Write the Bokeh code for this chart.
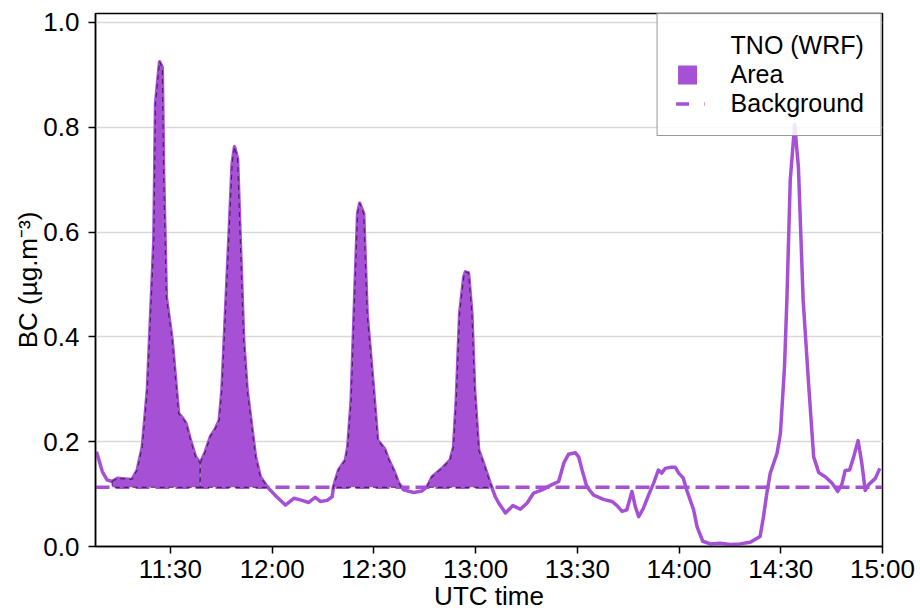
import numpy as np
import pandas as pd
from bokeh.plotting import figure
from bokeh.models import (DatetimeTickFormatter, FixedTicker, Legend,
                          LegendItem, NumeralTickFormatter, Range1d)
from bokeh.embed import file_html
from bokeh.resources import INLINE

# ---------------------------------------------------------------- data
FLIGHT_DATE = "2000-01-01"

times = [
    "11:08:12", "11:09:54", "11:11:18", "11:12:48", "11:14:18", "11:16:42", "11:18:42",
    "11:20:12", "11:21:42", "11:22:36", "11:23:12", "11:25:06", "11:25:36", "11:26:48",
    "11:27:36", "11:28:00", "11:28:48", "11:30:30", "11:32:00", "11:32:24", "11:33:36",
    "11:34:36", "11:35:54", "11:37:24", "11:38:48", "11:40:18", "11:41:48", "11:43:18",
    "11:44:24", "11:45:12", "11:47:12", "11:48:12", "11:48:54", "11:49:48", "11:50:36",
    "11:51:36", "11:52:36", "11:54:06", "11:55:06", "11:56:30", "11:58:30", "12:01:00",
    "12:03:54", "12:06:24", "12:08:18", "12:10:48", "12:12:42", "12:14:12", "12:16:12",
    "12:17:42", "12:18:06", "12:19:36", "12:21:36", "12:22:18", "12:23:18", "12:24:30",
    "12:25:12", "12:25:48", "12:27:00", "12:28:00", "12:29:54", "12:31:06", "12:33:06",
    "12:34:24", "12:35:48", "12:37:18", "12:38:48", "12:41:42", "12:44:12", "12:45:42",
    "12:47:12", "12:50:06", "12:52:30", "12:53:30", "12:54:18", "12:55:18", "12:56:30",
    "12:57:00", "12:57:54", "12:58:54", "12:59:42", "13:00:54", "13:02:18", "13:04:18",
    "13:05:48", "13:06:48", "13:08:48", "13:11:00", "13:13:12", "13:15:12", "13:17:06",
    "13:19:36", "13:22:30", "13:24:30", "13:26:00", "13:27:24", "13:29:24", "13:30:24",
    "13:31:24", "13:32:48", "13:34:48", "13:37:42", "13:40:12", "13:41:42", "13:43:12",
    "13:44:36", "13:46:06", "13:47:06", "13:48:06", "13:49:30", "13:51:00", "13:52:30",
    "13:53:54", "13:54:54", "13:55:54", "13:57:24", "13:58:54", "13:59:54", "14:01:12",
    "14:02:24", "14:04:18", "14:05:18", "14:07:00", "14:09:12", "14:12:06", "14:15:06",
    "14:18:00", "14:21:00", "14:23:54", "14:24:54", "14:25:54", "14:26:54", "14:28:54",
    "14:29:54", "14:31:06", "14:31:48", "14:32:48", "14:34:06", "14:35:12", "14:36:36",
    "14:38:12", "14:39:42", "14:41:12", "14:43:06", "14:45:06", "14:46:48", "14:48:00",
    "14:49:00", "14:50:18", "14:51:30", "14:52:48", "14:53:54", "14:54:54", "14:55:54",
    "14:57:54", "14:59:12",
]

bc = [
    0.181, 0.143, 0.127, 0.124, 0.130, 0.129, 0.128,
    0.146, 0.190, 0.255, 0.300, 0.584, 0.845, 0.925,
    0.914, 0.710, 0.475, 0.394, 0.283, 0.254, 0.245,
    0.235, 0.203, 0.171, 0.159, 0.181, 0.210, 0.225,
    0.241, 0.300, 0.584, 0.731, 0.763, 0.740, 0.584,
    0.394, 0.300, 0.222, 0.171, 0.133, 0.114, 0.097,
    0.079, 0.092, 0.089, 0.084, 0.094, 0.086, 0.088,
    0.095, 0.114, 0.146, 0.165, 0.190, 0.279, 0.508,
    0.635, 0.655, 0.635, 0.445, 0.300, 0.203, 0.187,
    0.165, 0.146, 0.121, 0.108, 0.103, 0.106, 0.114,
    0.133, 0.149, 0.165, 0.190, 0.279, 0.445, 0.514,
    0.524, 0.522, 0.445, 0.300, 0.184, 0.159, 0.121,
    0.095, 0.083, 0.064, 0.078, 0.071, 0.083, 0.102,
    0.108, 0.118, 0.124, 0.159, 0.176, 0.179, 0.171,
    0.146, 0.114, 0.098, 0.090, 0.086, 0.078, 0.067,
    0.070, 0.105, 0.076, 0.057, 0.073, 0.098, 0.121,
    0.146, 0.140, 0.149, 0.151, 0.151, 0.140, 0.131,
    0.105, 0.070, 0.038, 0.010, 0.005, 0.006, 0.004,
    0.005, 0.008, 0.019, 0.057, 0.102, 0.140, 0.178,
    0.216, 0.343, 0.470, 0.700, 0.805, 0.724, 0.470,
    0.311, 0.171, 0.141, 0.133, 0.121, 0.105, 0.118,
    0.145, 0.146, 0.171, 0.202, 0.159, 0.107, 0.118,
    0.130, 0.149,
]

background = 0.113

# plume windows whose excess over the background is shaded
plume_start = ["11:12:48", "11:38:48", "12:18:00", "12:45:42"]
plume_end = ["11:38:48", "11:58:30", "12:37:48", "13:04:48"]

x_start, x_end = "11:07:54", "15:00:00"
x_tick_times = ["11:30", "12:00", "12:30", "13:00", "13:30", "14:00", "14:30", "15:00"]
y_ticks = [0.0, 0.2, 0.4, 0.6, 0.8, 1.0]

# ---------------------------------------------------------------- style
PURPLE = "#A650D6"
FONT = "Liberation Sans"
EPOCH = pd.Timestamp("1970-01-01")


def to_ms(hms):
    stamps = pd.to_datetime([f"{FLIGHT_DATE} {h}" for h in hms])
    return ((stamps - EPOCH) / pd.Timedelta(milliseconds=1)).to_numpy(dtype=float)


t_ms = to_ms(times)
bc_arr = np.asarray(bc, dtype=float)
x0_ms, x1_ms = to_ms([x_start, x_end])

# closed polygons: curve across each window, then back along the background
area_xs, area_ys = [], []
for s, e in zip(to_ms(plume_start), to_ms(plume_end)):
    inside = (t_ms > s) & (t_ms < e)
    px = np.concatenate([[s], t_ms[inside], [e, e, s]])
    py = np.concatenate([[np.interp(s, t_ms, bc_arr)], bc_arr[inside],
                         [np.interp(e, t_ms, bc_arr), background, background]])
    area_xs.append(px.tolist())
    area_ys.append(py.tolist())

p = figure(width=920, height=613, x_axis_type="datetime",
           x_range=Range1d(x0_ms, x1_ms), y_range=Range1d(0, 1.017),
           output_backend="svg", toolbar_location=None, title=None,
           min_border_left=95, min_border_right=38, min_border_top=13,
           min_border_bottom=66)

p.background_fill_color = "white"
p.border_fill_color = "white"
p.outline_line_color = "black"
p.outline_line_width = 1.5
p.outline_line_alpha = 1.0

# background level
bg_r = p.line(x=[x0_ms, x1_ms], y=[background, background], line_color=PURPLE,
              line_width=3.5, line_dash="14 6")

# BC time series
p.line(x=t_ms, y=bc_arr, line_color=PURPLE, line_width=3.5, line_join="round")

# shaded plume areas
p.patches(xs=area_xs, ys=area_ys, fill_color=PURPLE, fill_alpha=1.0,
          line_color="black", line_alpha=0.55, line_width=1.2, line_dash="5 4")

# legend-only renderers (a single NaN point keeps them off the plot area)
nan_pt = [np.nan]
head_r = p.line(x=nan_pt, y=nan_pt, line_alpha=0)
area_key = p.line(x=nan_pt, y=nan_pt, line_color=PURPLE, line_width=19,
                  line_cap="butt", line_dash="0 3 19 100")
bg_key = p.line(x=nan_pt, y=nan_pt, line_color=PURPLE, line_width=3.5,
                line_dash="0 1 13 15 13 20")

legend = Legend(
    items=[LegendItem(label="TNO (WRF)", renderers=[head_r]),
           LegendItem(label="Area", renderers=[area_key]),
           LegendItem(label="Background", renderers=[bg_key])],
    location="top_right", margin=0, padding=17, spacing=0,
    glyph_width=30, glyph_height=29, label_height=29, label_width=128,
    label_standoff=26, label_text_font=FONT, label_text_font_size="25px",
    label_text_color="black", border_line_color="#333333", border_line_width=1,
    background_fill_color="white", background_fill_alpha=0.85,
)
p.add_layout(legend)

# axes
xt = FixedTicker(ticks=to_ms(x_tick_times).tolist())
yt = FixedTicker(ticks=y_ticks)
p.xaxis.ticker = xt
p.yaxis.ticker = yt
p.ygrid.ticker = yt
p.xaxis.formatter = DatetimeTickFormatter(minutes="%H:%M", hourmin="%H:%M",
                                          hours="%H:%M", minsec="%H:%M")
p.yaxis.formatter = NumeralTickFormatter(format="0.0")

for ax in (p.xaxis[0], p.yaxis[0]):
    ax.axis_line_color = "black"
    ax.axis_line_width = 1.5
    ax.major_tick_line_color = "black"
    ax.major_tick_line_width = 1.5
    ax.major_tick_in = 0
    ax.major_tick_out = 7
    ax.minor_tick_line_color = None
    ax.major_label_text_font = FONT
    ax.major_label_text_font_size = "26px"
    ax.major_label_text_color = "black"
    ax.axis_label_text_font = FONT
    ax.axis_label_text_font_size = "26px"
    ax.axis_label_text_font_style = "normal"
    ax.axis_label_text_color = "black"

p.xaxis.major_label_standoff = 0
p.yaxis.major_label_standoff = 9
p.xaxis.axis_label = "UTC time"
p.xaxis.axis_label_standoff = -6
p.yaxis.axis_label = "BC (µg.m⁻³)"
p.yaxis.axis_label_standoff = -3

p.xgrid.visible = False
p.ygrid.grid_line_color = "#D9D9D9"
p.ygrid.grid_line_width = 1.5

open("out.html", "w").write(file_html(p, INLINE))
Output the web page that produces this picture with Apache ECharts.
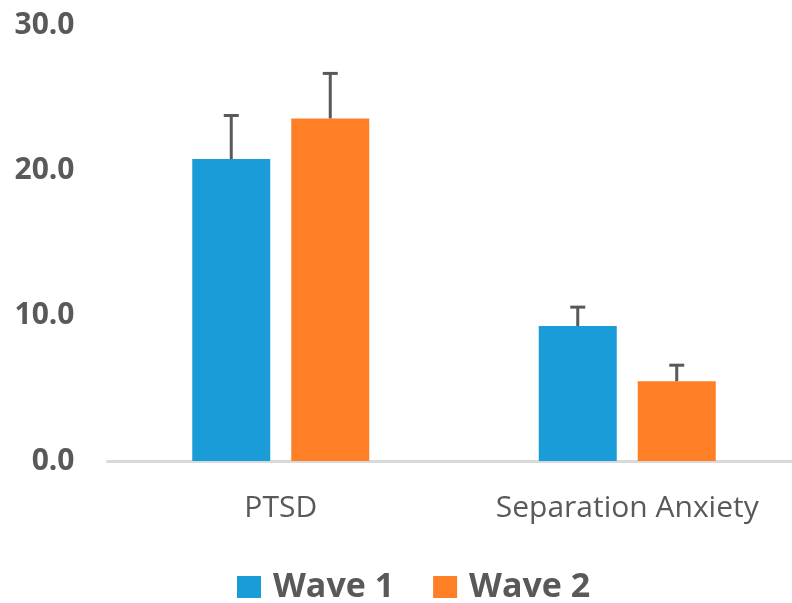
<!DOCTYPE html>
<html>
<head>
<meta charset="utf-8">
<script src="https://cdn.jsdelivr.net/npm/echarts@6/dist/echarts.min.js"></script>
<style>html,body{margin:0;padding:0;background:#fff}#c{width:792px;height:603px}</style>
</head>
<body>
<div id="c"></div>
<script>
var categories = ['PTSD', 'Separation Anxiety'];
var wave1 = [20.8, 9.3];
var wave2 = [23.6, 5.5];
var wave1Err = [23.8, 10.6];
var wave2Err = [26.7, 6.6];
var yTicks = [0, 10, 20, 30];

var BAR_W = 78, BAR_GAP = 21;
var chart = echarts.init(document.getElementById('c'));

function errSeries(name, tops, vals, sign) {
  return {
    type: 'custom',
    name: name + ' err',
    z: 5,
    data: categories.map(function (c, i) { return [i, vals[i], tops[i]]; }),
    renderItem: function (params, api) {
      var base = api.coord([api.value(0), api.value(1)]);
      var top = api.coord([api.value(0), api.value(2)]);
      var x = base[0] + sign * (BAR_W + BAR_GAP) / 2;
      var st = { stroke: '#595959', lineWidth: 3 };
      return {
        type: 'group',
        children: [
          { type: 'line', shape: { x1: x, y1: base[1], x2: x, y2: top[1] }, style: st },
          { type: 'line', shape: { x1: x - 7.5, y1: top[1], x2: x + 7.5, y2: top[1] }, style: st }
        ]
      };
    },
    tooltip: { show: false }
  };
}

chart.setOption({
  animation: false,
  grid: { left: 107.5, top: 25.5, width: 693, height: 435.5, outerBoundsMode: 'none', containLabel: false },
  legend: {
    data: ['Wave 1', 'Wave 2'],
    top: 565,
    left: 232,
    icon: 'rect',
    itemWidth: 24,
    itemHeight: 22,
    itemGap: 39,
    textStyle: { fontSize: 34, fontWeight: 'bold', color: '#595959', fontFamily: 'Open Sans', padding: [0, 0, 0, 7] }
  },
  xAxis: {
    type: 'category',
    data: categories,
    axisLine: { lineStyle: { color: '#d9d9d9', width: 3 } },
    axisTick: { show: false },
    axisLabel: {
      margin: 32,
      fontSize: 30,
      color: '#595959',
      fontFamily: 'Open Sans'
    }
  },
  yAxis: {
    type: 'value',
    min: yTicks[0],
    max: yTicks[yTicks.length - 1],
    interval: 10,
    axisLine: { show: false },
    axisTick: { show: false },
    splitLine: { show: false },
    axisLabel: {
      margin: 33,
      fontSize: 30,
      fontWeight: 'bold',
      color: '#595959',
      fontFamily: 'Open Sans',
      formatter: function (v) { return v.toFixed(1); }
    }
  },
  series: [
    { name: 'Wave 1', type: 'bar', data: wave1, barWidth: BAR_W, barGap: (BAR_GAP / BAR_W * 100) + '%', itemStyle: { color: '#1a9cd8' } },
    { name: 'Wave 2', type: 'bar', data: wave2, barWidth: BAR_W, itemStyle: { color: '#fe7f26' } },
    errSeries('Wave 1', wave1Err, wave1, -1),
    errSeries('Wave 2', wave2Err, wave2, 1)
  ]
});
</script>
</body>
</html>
· · · · · · ·
* _What you are asked to do_: Without any pictures, set down the lines from the one holding "Output the web" through the one holding "var chart = echarts.init(document.getElementById('c'));".

* _Answer to this problem_:
Output the web page that produces this picture with Apache ECharts.
<!DOCTYPE html>
<html>
<head>
<meta charset="utf-8">
<script src="https://cdn.jsdelivr.net/npm/echarts@6/dist/echarts.min.js"></script>
<style>html,body{margin:0;padding:0;background:#fff}#c{width:792px;height:603px}</style>
</head>
<body>
<div id="c"></div>
<script>
var categories = ['PTSD', 'Separation Anxiety'];
var wave1 = [20.8, 9.3];
var wave2 = [23.6, 5.5];
var wave1Err = [23.8, 10.6];
var wave2Err = [26.7, 6.6];
var yTicks = [0, 10, 20, 30];

var BAR_W = 78, BAR_GAP = 21;
var chart = echarts.init(document.getElementById('c'));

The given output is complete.